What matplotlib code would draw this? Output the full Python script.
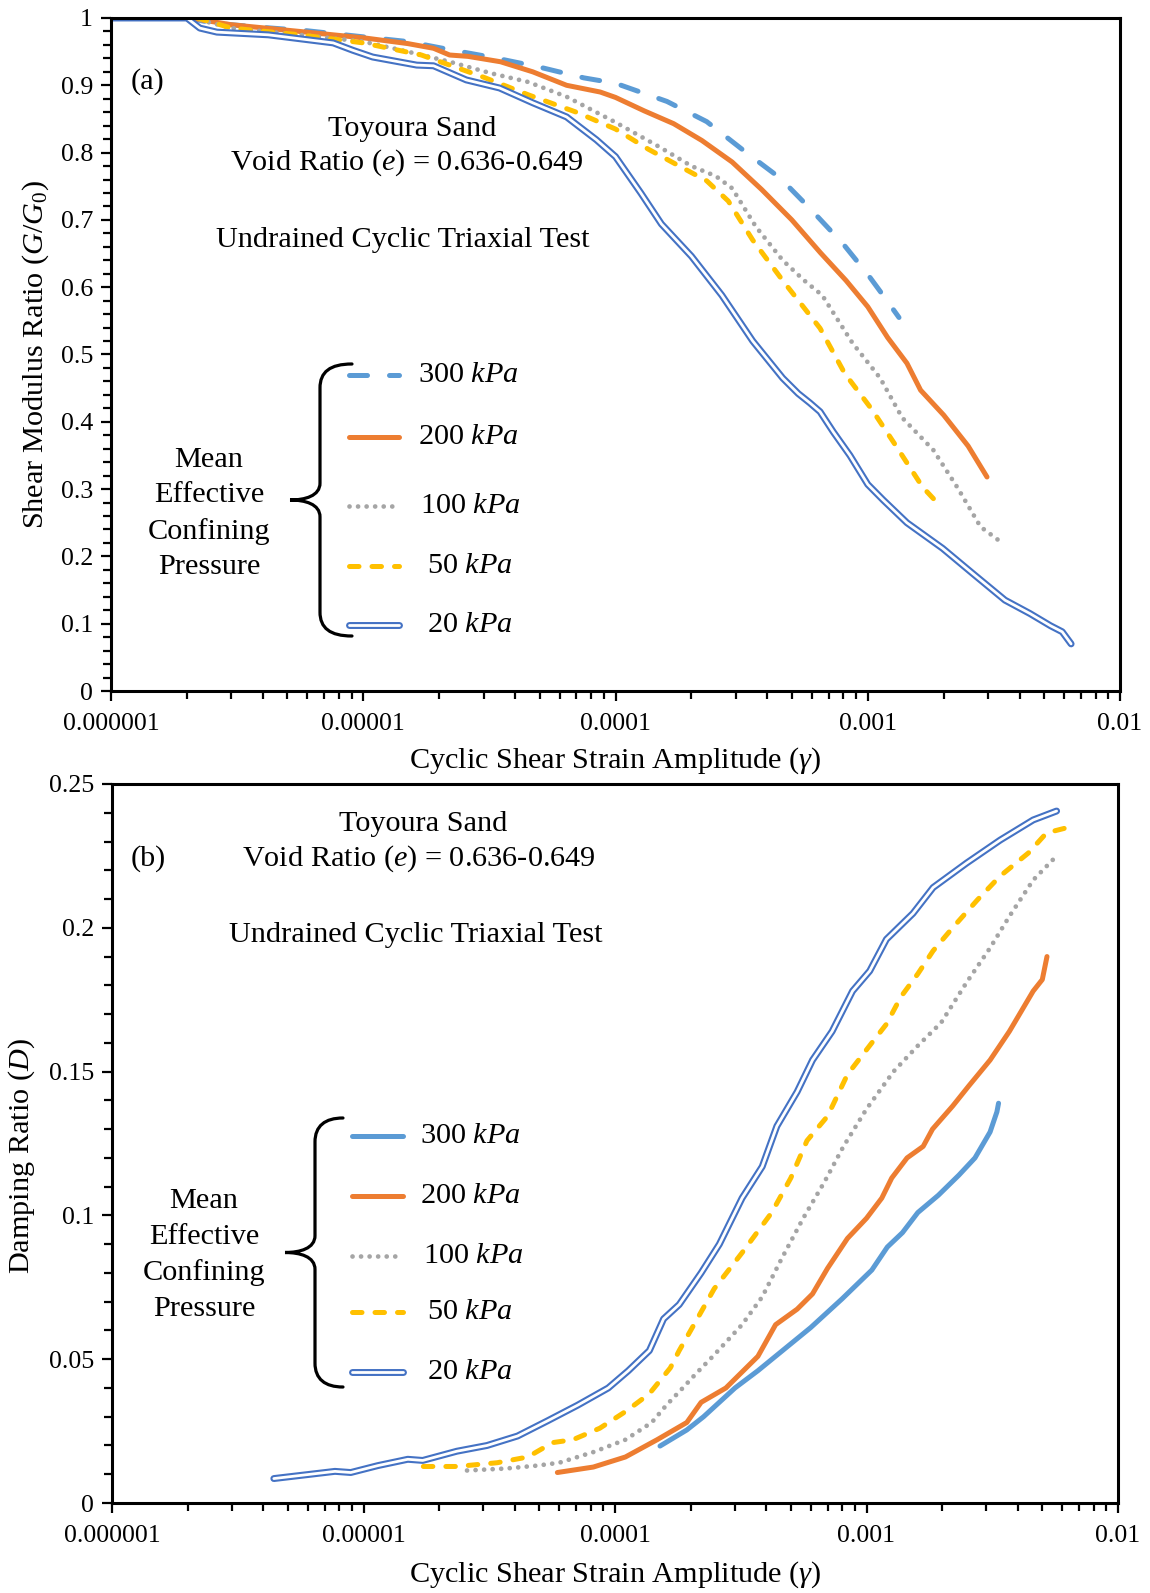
import numpy as np
import matplotlib
matplotlib.use('Agg')
import matplotlib.pyplot as plt
from matplotlib.path import Path
from matplotlib.patches import PathPatch
from matplotlib.transforms import Affine2D
from matplotlib.ticker import MultipleLocator, FuncFormatter, LogLocator, NullFormatter

plt.rcParams['font.family'] = ['Liberation Serif', 'DejaVu Serif']
plt.rcParams['mathtext.fontset'] = 'custom'
plt.rcParams['mathtext.rm'] = 'Liberation Serif'
plt.rcParams['mathtext.it'] = 'Liberation Serif:italic'

# --- G/G0 curves (strain, modulus ratio) ---
g300_x = [2.0e-6, 2.6e-6, 4e-6, 6e-6, 1e-5, 1.5e-5, 2.2e-5, 3.3e-5, 5e-5, 7.5e-5, 1e-4,
          1.6e-4, 2.3e-4, 3.3e-4, 4.5e-4, 5.9e-4, 8e-4, 1e-3, 1.15e-3, 1.33e-3]
g300_y = [1.0, 0.992, 0.986, 0.981, 0.972, 0.965, 0.953, 0.941, 0.927, 0.911, 0.903,
          0.876, 0.846, 0.800, 0.762, 0.717, 0.664, 0.619, 0.588, 0.555]

g200_x = [2.06e-6, 3e-6, 5.6e-6, 1.03e-5, 1.5e-5, 1.9e-5, 2.2e-5, 2.6e-5, 3.5e-5, 4.7e-5,
          6.4e-5, 8.7e-5, 1.0e-4, 1.3e-4, 1.7e-4, 2.2e-4, 2.9e-4, 3.8e-4, 5.0e-4, 6.5e-4,
          8.2e-4, 1.0e-3, 1.2e-3, 1.43e-3, 1.62e-3, 2.0e-3, 2.5e-3, 2.97e-3]
g200_y = [1.0, 0.99, 0.98, 0.97, 0.962, 0.955, 0.945, 0.943, 0.935, 0.92,
          0.90, 0.89, 0.882, 0.862, 0.843, 0.818, 0.786, 0.745, 0.70, 0.651,
          0.61, 0.571, 0.525, 0.487, 0.447, 0.41, 0.364, 0.318]

g100_x = [2.1e-6, 3e-6, 5.6e-6, 1e-5, 1.5e-5, 2.2e-5, 3.2e-5, 4.5e-5, 6.4e-5, 1e-4,
          1.5e-4, 2.0e-4, 2.5e-4, 2.9e-4, 3.6e-4, 4.6e-4, 5.6e-4, 6.6e-4, 8.7e-4, 1.12e-3,
          1.37e-3, 1.82e-3, 2.27e-3, 2.8e-3, 3.3e-3]
g100_y = [1.0, 0.985, 0.975, 0.965, 0.95, 0.935, 0.918, 0.905, 0.883, 0.845,
          0.808, 0.78, 0.765, 0.747, 0.69, 0.64, 0.61, 0.588, 0.517, 0.465,
          0.406, 0.358, 0.302, 0.244, 0.224]

g50_x = [2.2e-6, 3e-6, 5.6e-6, 1e-5, 1.7e-5, 3e-5, 4.5e-5, 7e-5, 1e-4, 1.35e-4, 1.75e-4,
         2.3e-4, 2.8e-4, 3.5e-4, 4.6e-4, 6.47e-4, 8.1e-4, 1.04e-3, 1.3e-3, 1.65e-3, 1.84e-3]
g50_y = [1.0, 0.985, 0.975, 0.963, 0.945, 0.912, 0.886, 0.86, 0.835, 0.805, 0.782,
         0.758, 0.728, 0.67, 0.61, 0.539, 0.472, 0.418, 0.363, 0.303, 0.284]

g20_x = [1e-6, 2.0e-6, 2.25e-6, 2.63e-6, 4.2e-6, 7.6e-6, 9.1e-6, 1.09e-5, 1.63e-5, 1.9e-5,
         2.56e-5, 3.47e-5, 4.7e-5, 6.4e-5, 8.4e-5, 1e-4, 1.26e-4, 1.52e-4, 2.0e-4, 2.64e-4,
         3.5e-4, 4.6e-4, 5.3e-4, 5.9e-4, 6.47e-4, 7.3e-4, 8.5e-4, 1.0e-3, 1.15e-3, 1.43e-3,
         1.98e-3, 2.6e-3, 3.5e-3, 4.4e-3, 5.3e-3, 5.9e-3, 6.4e-3]
g20_y = [1.0, 1.0, 0.985, 0.979, 0.975, 0.963, 0.952, 0.942, 0.93, 0.929,
         0.908, 0.896, 0.874, 0.853, 0.819, 0.794, 0.740, 0.694, 0.646, 0.588,
         0.520, 0.465, 0.442, 0.428, 0.415, 0.385, 0.350, 0.307, 0.284, 0.250,
         0.212, 0.175, 0.135, 0.115, 0.097, 0.088, 0.070]

# --- damping curves (strain, damping ratio) ---
d300_x = [1.51e-4, 1.93e-4, 2.25e-4, 3.0e-4, 3.7e-4, 6.0e-4, 8.0e-4, 1.05e-3, 1.21e-3,
          1.39e-3, 1.6e-3, 1.93e-3, 2.33e-3, 2.7e-3, 3.1e-3, 3.3e-3, 3.35e-3]
d300_y = [0.0198, 0.0254, 0.030, 0.040, 0.046, 0.061, 0.071, 0.081, 0.089,
          0.094, 0.101, 0.107, 0.114, 0.120, 0.129, 0.136, 0.139]

d200_x = [5.9e-5, 8.2e-5, 1.1e-4, 1.47e-4, 1.93e-4, 2.2e-4, 2.76e-4, 3.7e-4, 4.35e-4,
          5.3e-4, 6.1e-4, 7.0e-4, 8.4e-4, 1.0e-3, 1.15e-3, 1.26e-3, 1.45e-3, 1.68e-3,
          1.83e-3, 2.2e-3, 2.55e-3, 3.1e-3, 3.7e-3, 4.6e-3, 5.0e-3, 5.22e-3]
d200_y = [0.0106, 0.0125, 0.016, 0.022, 0.028, 0.035, 0.040, 0.051, 0.062,
          0.0674, 0.0727, 0.0816, 0.092, 0.099, 0.106, 0.113, 0.120, 0.124,
          0.130, 0.138, 0.145, 0.154, 0.164, 0.178, 0.182, 0.190]

d100_x = [2.58e-5, 3.7e-5, 4.9e-5, 6.0e-5, 8.2e-5, 1.1e-4, 1.4e-4, 1.6e-4, 1.86e-4, 2.1e-4,
          2.45e-4, 3.2e-4, 3.85e-4, 4.6e-4, 5.6e-4, 6.8e-4, 8.1e-4, 1.0e-3, 1.28e-3, 1.6e-3,
          1.98e-3, 2.5e-3, 3.1e-3, 3.7e-3, 4.6e-3, 5.7e-3]
d100_y = [0.0113, 0.012, 0.013, 0.014, 0.0177, 0.022, 0.028, 0.034, 0.040, 0.045,
          0.051, 0.062, 0.0717, 0.085, 0.099, 0.1116, 0.124, 0.137, 0.150, 0.159,
          0.167, 0.181, 0.193, 0.204, 0.2166, 0.225]

d50_x = [1.73e-5, 2.35e-5, 3.4e-5, 4.5e-5, 5.65e-5, 6.8e-5, 8.7e-5, 1.11e-4, 1.37e-4, 1.66e-4,
         1.8e-4, 2.06e-4, 2.48e-4, 3.2e-4, 4.2e-4, 5.0e-4, 5.8e-4, 7.0e-4, 8.4e-4, 1.05e-3,
         1.2e-3, 1.37e-3, 1.6e-3, 1.84e-3, 2.2e-3, 2.76e-3, 3.4e-3, 4.4e-3, 5.2e-3, 6.2e-3]
d50_y = [0.0127, 0.0127, 0.014, 0.016, 0.021, 0.022, 0.026, 0.032, 0.038, 0.047,
         0.053, 0.062, 0.0745, 0.087, 0.101, 0.113, 0.126, 0.1345, 0.149, 0.160,
         0.1665, 0.176, 0.184, 0.192, 0.200, 0.2097, 0.218, 0.226, 0.233, 0.2347]

d20_x = [4.4e-6, 7.7e-6, 8.9e-6, 1.14e-5, 1.5e-5, 1.72e-5, 2.35e-5, 3.1e-5, 4.1e-5, 5.4e-5,
         7.1e-5, 9.4e-5, 1.13e-4, 1.37e-4, 1.56e-4, 1.8e-4, 2.2e-4, 2.6e-4, 3.2e-4, 3.85e-4,
         4.4e-4, 5.3e-4, 6.1e-4, 7.3e-4, 8.8e-4, 1.03e-3, 1.2e-3, 1.53e-3, 1.84e-3, 2.5e-3,
         3.4e-3, 4.6e-3, 5.7e-3]
d20_y = [0.0085, 0.011, 0.0106, 0.013, 0.0152, 0.0148, 0.018, 0.020, 0.0233, 0.0286,
         0.034, 0.040, 0.046, 0.053, 0.064, 0.069, 0.080, 0.090, 0.106, 0.117,
         0.131, 0.143, 0.154, 0.164, 0.178, 0.185, 0.196, 0.205, 0.214, 0.2225,
         0.2305, 0.2375, 0.2406]

pressures = ['300', '200', '100', '50', '20']
group_label = ['Mean', 'Effective', 'Confining', 'Pressure']

BLUE_LT = '#5B9BD5'
ORANGE = '#ED7D31'
GRAY = '#A5A5A5'
YELLOW = '#FFC000'
BLUE_DK = '#4472C4'

W, H = 1150, 1593
fig = plt.figure(figsize=(W / 100, H / 100), dpi=100)
# pixel coordinates measured from the top-left corner of the figure
pix = Affine2D().scale(1 / W, -1 / H).translate(0, 1) + fig.transFigure

ax1 = fig.add_axes([111 / W, 1 - 691 / H, 1009 / W, 673 / H])
ax2 = fig.add_axes([112 / W, 1 - 1503 / H, 1006 / W, 719 / H])

FS = 21.8
TICK_FS = 18.6


def style(key, solid300=False):
    if key == '300':
        if solid300:
            return [dict(color=BLUE_LT, lw=3.6, solid_capstyle='round')]
        return [dict(color=BLUE_LT, lw=3.6, dashes=(3.6, 4.4), dash_capstyle='round')]
    if key == '200':
        return [dict(color=ORANGE, lw=3.6, solid_capstyle='round')]
    if key == '100':
        return [dict(color=GRAY, lw=3.4, dashes=(0.01, 1.8), dash_capstyle='round')]
    if key == '50':
        return [dict(color=YELLOW, lw=3.6, dashes=(1.9, 2.6), dash_capstyle='round')]
    return [dict(color=BLUE_DK, lw=5.0, solid_capstyle='round'),
            dict(color='white', lw=2.0, solid_capstyle='round')]


def draw(ax, key, x, y, solid300=False):
    for kw in style(key, solid300):
        ax.plot(x, y, **kw)


def brace(x_end, x_spine, x_tip, y_top, y_bot):
    y_mid = (y_top + y_bot) / 2
    verts = [(x_end, y_top),
             (x_spine + 10, y_top), (x_spine, y_top + 8), (x_spine, y_top + 24),
             (x_spine, y_mid - 17),
             (x_spine, y_mid - 4), (x_tip + 15, y_mid), (x_tip, y_mid),
             (x_tip + 15, y_mid), (x_spine, y_mid + 4), (x_spine, y_mid + 17),
             (x_spine, y_bot - 24),
             (x_spine, y_bot - 8), (x_spine + 10, y_bot), (x_end, y_bot)]
    codes = [Path.MOVETO, Path.CURVE4, Path.CURVE4, Path.CURVE4, Path.LINETO,
             Path.CURVE4, Path.CURVE4, Path.CURVE4, Path.CURVE4, Path.CURVE4, Path.CURVE4,
             Path.LINETO, Path.CURVE4, Path.CURVE4, Path.CURVE4]
    fig.add_artist(PathPatch(Path(verts, codes), transform=pix, fill=False,
                             lw=2.3, edgecolor='black', capstyle='round'))


def legend_block(keys, line_x0, line_x1, rows_y, text_x, solid300, group_y, group_x):
    for key, yy, tx in zip(keys, rows_y, text_x):
        for kw in style(key, solid300):
            fig.add_artist(plt.Line2D([line_x0, line_x1], [yy, yy], transform=pix, **kw))
        fig.text(tx, yy, key + r' $kPa$', transform=pix, fontsize=FS,
                 ha='left', va='center')
    for word, gy in zip(group_label, group_y):
        fig.text(group_x, gy, word, transform=pix, fontsize=FS, ha='center', va='center')


def fmt_axes(ax, ymax, ymajor, yminor):
    ax.set_xscale('log')
    ax.set_xlim(1e-6, 1e-2)
    ax.set_ylim(0, ymax)
    ax.xaxis.set_major_locator(LogLocator(base=10, numticks=10))
    ax.xaxis.set_minor_locator(LogLocator(base=10, subs=np.arange(2, 10), numticks=20))
    ax.xaxis.set_minor_formatter(NullFormatter())
    ax.xaxis.set_major_formatter(FuncFormatter(
        lambda v, p: np.format_float_positional(v, trim='-')))
    ax.yaxis.set_major_locator(MultipleLocator(ymajor))
    ax.yaxis.set_minor_locator(MultipleLocator(yminor))
    ax.yaxis.set_major_formatter(FuncFormatter(lambda v, p: '%g' % round(v, 4)))
    for s in ax.spines.values():
        s.set_linewidth(2.2)
    ax.tick_params(which='both', direction='out', width=1.6, labelsize=TICK_FS)
    ax.tick_params(which='major', length=7, pad=6)
    ax.tick_params(which='minor', length=6)
    ax.tick_params(axis='x', which='major', pad=9)
    ax.set_xlabel(r'Cyclic Shear Strain Amplitude ($\gamma$)', fontsize=FS, va='center')


# ---- (a) modulus reduction ----
draw(ax1, '300', g300_x, g300_y)
draw(ax1, '200', g200_x, g200_y)
draw(ax1, '100', g100_x, g100_y)
draw(ax1, '50', g50_x, g50_y)
draw(ax1, '20', g20_x, g20_y)
fmt_axes(ax1, 1.0, 0.1, 0.02)
ax1.set_ylabel(r'Shear Modulus Ratio ($G/G_0$)', fontsize=FS, va='center')
ax1.yaxis.set_label_coords(-0.0743, 0.5)
ax1.xaxis.set_label_coords(0.5, -0.103)

fig.text(148, 82, '(a)', transform=pix, fontsize=FS, ha='center', va='center')
fig.text(412, 129, 'Toyoura Sand', transform=pix, fontsize=FS, ha='center', va='center')
fig.text(407, 163, r'Void Ratio ($e$) = 0.636-0.649', transform=pix, fontsize=FS,
         ha='center', va='center')
fig.text(403, 240, 'Undrained Cyclic Triaxial Test', transform=pix, fontsize=FS,
         ha='center', va='center')
brace(352, 320, 290, 364, 636)
legend_block(pressures, 349, 399, [375, 437, 506, 566, 625],
             [418, 418, 420, 427, 427], False, [460, 495, 532, 567], 209)

# ---- (b) damping ----
draw(ax2, '300', d300_x, d300_y, solid300=True)
draw(ax2, '200', d200_x, d200_y)
draw(ax2, '100', d100_x, d100_y)
draw(ax2, '50', d50_x, d50_y)
draw(ax2, '20', d20_x, d20_y)
fmt_axes(ax2, 0.25, 0.05, 0.01)
ax2.set_ylabel(r'Damping Ratio ($D$)', fontsize=FS, va='center')
ax2.yaxis.set_label_coords(-0.0895, 0.483)
ax2.xaxis.set_label_coords(0.5, -0.1)

fig.text(148, 859, '(b)', transform=pix, fontsize=FS, ha='center', va='center')
fig.text(423, 824, 'Toyoura Sand', transform=pix, fontsize=FS, ha='center', va='center')
fig.text(419, 859, r'Void Ratio ($e$) = 0.636-0.649', transform=pix, fontsize=FS,
         ha='center', va='center')
fig.text(416, 935, 'Undrained Cyclic Triaxial Test', transform=pix, fontsize=FS,
         ha='center', va='center')
brace(343, 315, 285, 1118, 1387)
legend_block(pressures, 352, 403, [1136, 1196, 1256, 1312, 1372],
             [420, 420, 423, 427, 427], True, [1201, 1237, 1273, 1309], 204)

fig.savefig('out.png', dpi=100)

__________________________________________________

Leave out the pictures. Transcribe only the lines above, from the first through the one that contains "0.363, 0.303, 0.284]".

> **COMPLETE RESPONSE**
What matplotlib code would draw this? Output the full Python script.
import numpy as np
import matplotlib
matplotlib.use('Agg')
import matplotlib.pyplot as plt
from matplotlib.path import Path
from matplotlib.patches import PathPatch
from matplotlib.transforms import Affine2D
from matplotlib.ticker import MultipleLocator, FuncFormatter, LogLocator, NullFormatter

plt.rcParams['font.family'] = ['Liberation Serif', 'DejaVu Serif']
plt.rcParams['mathtext.fontset'] = 'custom'
plt.rcParams['mathtext.rm'] = 'Liberation Serif'
plt.rcParams['mathtext.it'] = 'Liberation Serif:italic'

# --- G/G0 curves (strain, modulus ratio) ---
g300_x = [2.0e-6, 2.6e-6, 4e-6, 6e-6, 1e-5, 1.5e-5, 2.2e-5, 3.3e-5, 5e-5, 7.5e-5, 1e-4,
          1.6e-4, 2.3e-4, 3.3e-4, 4.5e-4, 5.9e-4, 8e-4, 1e-3, 1.15e-3, 1.33e-3]
g300_y = [1.0, 0.992, 0.986, 0.981, 0.972, 0.965, 0.953, 0.941, 0.927, 0.911, 0.903,
          0.876, 0.846, 0.800, 0.762, 0.717, 0.664, 0.619, 0.588, 0.555]

g200_x = [2.06e-6, 3e-6, 5.6e-6, 1.03e-5, 1.5e-5, 1.9e-5, 2.2e-5, 2.6e-5, 3.5e-5, 4.7e-5,
          6.4e-5, 8.7e-5, 1.0e-4, 1.3e-4, 1.7e-4, 2.2e-4, 2.9e-4, 3.8e-4, 5.0e-4, 6.5e-4,
          8.2e-4, 1.0e-3, 1.2e-3, 1.43e-3, 1.62e-3, 2.0e-3, 2.5e-3, 2.97e-3]
g200_y = [1.0, 0.99, 0.98, 0.97, 0.962, 0.955, 0.945, 0.943, 0.935, 0.92,
          0.90, 0.89, 0.882, 0.862, 0.843, 0.818, 0.786, 0.745, 0.70, 0.651,
          0.61, 0.571, 0.525, 0.487, 0.447, 0.41, 0.364, 0.318]

g100_x = [2.1e-6, 3e-6, 5.6e-6, 1e-5, 1.5e-5, 2.2e-5, 3.2e-5, 4.5e-5, 6.4e-5, 1e-4,
          1.5e-4, 2.0e-4, 2.5e-4, 2.9e-4, 3.6e-4, 4.6e-4, 5.6e-4, 6.6e-4, 8.7e-4, 1.12e-3,
          1.37e-3, 1.82e-3, 2.27e-3, 2.8e-3, 3.3e-3]
g100_y = [1.0, 0.985, 0.975, 0.965, 0.95, 0.935, 0.918, 0.905, 0.883, 0.845,
          0.808, 0.78, 0.765, 0.747, 0.69, 0.64, 0.61, 0.588, 0.517, 0.465,
          0.406, 0.358, 0.302, 0.244, 0.224]

g50_x = [2.2e-6, 3e-6, 5.6e-6, 1e-5, 1.7e-5, 3e-5, 4.5e-5, 7e-5, 1e-4, 1.35e-4, 1.75e-4,
         2.3e-4, 2.8e-4, 3.5e-4, 4.6e-4, 6.47e-4, 8.1e-4, 1.04e-3, 1.3e-3, 1.65e-3, 1.84e-3]
g50_y = [1.0, 0.985, 0.975, 0.963, 0.945, 0.912, 0.886, 0.86, 0.835, 0.805, 0.782,
         0.758, 0.728, 0.67, 0.61, 0.539, 0.472, 0.418, 0.363, 0.303, 0.284]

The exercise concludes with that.